== EXERCISE TASK ==
Every entry below should be transcribed exactly; pictures stay out of the copy.

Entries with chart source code
☆ ☆ ☆ ☆

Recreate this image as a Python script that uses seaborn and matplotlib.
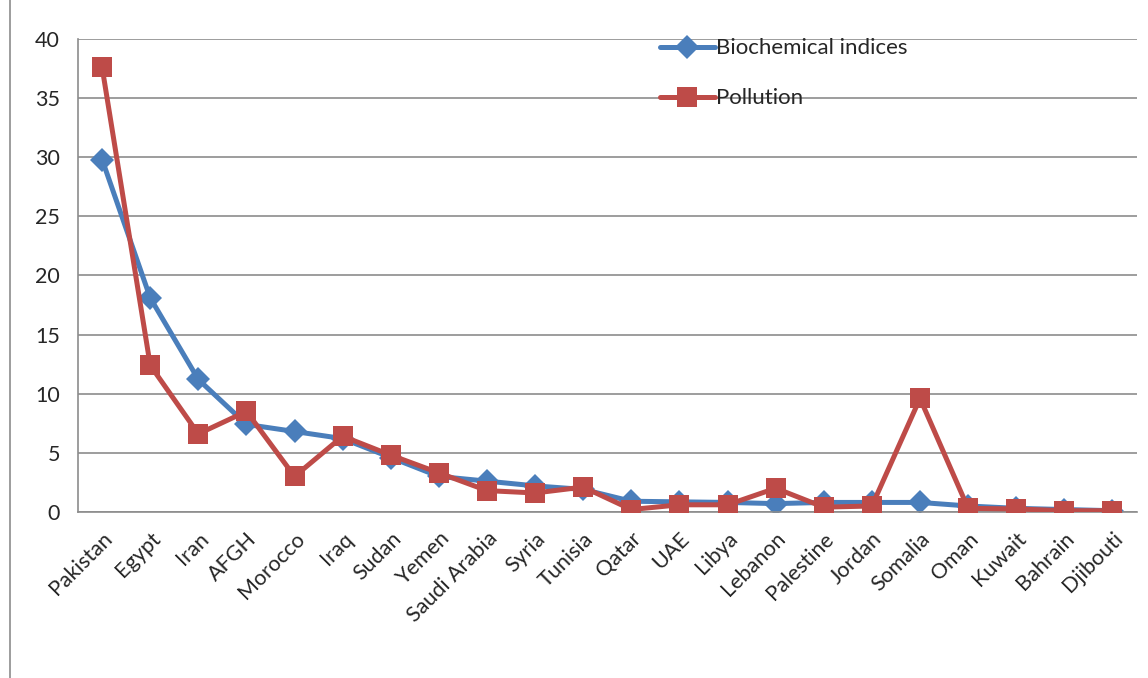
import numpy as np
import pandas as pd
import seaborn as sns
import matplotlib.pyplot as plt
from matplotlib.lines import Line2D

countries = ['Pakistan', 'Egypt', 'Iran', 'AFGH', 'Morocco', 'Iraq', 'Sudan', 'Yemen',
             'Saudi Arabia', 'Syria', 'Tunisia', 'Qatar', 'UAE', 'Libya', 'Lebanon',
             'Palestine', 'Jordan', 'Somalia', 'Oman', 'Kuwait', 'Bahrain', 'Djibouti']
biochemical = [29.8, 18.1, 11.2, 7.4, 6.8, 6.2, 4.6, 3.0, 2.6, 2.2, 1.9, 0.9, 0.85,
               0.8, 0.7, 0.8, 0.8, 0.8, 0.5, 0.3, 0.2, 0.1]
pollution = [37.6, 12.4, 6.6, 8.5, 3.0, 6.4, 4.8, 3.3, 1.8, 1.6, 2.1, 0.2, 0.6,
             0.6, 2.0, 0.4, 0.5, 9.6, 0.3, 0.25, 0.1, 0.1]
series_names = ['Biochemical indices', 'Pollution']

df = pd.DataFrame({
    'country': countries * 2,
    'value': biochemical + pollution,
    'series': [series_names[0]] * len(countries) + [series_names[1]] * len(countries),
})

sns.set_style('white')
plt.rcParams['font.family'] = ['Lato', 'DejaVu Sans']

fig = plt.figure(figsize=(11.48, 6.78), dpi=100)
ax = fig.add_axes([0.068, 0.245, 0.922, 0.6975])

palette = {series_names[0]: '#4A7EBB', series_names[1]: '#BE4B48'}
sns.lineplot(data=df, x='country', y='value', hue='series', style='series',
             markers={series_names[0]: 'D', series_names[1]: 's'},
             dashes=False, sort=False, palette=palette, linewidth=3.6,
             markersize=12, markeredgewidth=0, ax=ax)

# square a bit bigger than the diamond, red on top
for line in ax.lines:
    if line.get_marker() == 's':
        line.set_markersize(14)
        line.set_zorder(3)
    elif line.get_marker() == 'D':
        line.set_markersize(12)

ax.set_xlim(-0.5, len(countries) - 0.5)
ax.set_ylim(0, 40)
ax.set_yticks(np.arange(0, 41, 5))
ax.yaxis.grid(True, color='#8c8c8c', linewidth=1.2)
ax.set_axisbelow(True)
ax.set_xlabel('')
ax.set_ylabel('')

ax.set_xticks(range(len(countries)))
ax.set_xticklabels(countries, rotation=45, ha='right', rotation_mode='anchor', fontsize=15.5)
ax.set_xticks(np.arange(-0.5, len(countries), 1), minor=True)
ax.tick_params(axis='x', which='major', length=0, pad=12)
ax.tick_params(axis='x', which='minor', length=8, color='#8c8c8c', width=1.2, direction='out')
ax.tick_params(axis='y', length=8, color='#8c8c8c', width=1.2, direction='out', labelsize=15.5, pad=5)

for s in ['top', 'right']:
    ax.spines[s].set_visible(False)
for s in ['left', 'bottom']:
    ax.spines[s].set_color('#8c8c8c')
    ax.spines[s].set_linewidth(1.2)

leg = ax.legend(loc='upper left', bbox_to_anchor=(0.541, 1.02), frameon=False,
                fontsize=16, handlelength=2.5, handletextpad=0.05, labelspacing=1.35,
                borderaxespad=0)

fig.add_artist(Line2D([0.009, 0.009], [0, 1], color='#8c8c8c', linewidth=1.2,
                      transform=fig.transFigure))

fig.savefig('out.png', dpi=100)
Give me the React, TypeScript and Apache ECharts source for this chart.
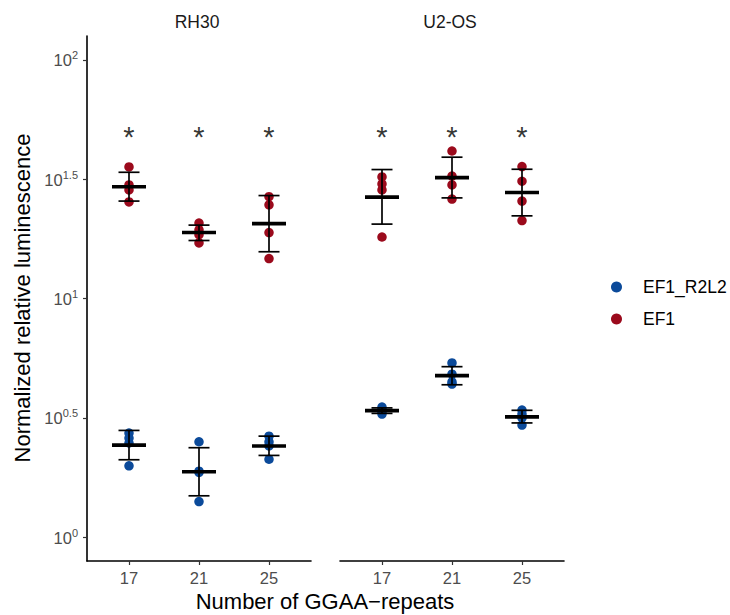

☆ ☆ ☆ ☆

== IN RESPONSE ==
Recreate this image as a Python script that uses seaborn and matplotlib.
import numpy as np
import pandas as pd
import seaborn as sns
import matplotlib.pyplot as plt
from matplotlib.lines import Line2D

countries = ['Pakistan', 'Egypt', 'Iran', 'AFGH', 'Morocco', 'Iraq', 'Sudan', 'Yemen',
             'Saudi Arabia', 'Syria', 'Tunisia', 'Qatar', 'UAE', 'Libya', 'Lebanon',
             'Palestine', 'Jordan', 'Somalia', 'Oman', 'Kuwait', 'Bahrain', 'Djibouti']
biochemical = [29.8, 18.1, 11.2, 7.4, 6.8, 6.2, 4.6, 3.0, 2.6, 2.2, 1.9, 0.9, 0.85,
               0.8, 0.7, 0.8, 0.8, 0.8, 0.5, 0.3, 0.2, 0.1]
pollution = [37.6, 12.4, 6.6, 8.5, 3.0, 6.4, 4.8, 3.3, 1.8, 1.6, 2.1, 0.2, 0.6,
             0.6, 2.0, 0.4, 0.5, 9.6, 0.3, 0.25, 0.1, 0.1]
series_names = ['Biochemical indices', 'Pollution']

df = pd.DataFrame({
    'country': countries * 2,
    'value': biochemical + pollution,
    'series': [series_names[0]] * len(countries) + [series_names[1]] * len(countries),
})

sns.set_style('white')
plt.rcParams['font.family'] = ['Lato', 'DejaVu Sans']

fig = plt.figure(figsize=(11.48, 6.78), dpi=100)
ax = fig.add_axes([0.068, 0.245, 0.922, 0.6975])

palette = {series_names[0]: '#4A7EBB', series_names[1]: '#BE4B48'}
sns.lineplot(data=df, x='country', y='value', hue='series', style='series',
             markers={series_names[0]: 'D', series_names[1]: 's'},
             dashes=False, sort=False, palette=palette, linewidth=3.6,
             markersize=12, markeredgewidth=0, ax=ax)

# square a bit bigger than the diamond, red on top
for line in ax.lines:
    if line.get_marker() == 's':
        line.set_markersize(14)
        line.set_zorder(3)
    elif line.get_marker() == 'D':
        line.set_markersize(12)

ax.set_xlim(-0.5, len(countries) - 0.5)
ax.set_ylim(0, 40)
ax.set_yticks(np.arange(0, 41, 5))
ax.yaxis.grid(True, color='#8c8c8c', linewidth=1.2)
ax.set_axisbelow(True)
ax.set_xlabel('')
ax.set_ylabel('')

ax.set_xticks(range(len(countries)))
ax.set_xticklabels(countries, rotation=45, ha='right', rotation_mode='anchor', fontsize=15.5)
ax.set_xticks(np.arange(-0.5, len(countries), 1), minor=True)
ax.tick_params(axis='x', which='major', length=0, pad=12)
ax.tick_params(axis='x', which='minor', length=8, color='#8c8c8c', width=1.2, direction='out')
ax.tick_params(axis='y', length=8, color='#8c8c8c', width=1.2, direction='out', labelsize=15.5, pad=5)

for s in ['top', 'right']:
    ax.spines[s].set_visible(False)
for s in ['left', 'bottom']:
    ax.spines[s].set_color('#8c8c8c')
    ax.spines[s].set_linewidth(1.2)

leg = ax.legend(loc='upper left', bbox_to_anchor=(0.541, 1.02), frameon=False,
                fontsize=16, handlelength=2.5, handletextpad=0.05, labelspacing=1.35,
                borderaxespad=0)

fig.add_artist(Line2D([0.009, 0.009], [0, 1], color='#8c8c8c', linewidth=1.2,
                      transform=fig.transFigure))

fig.savefig('out.png', dpi=100)
Give me the React, TypeScript and Apache ECharts source for this chart.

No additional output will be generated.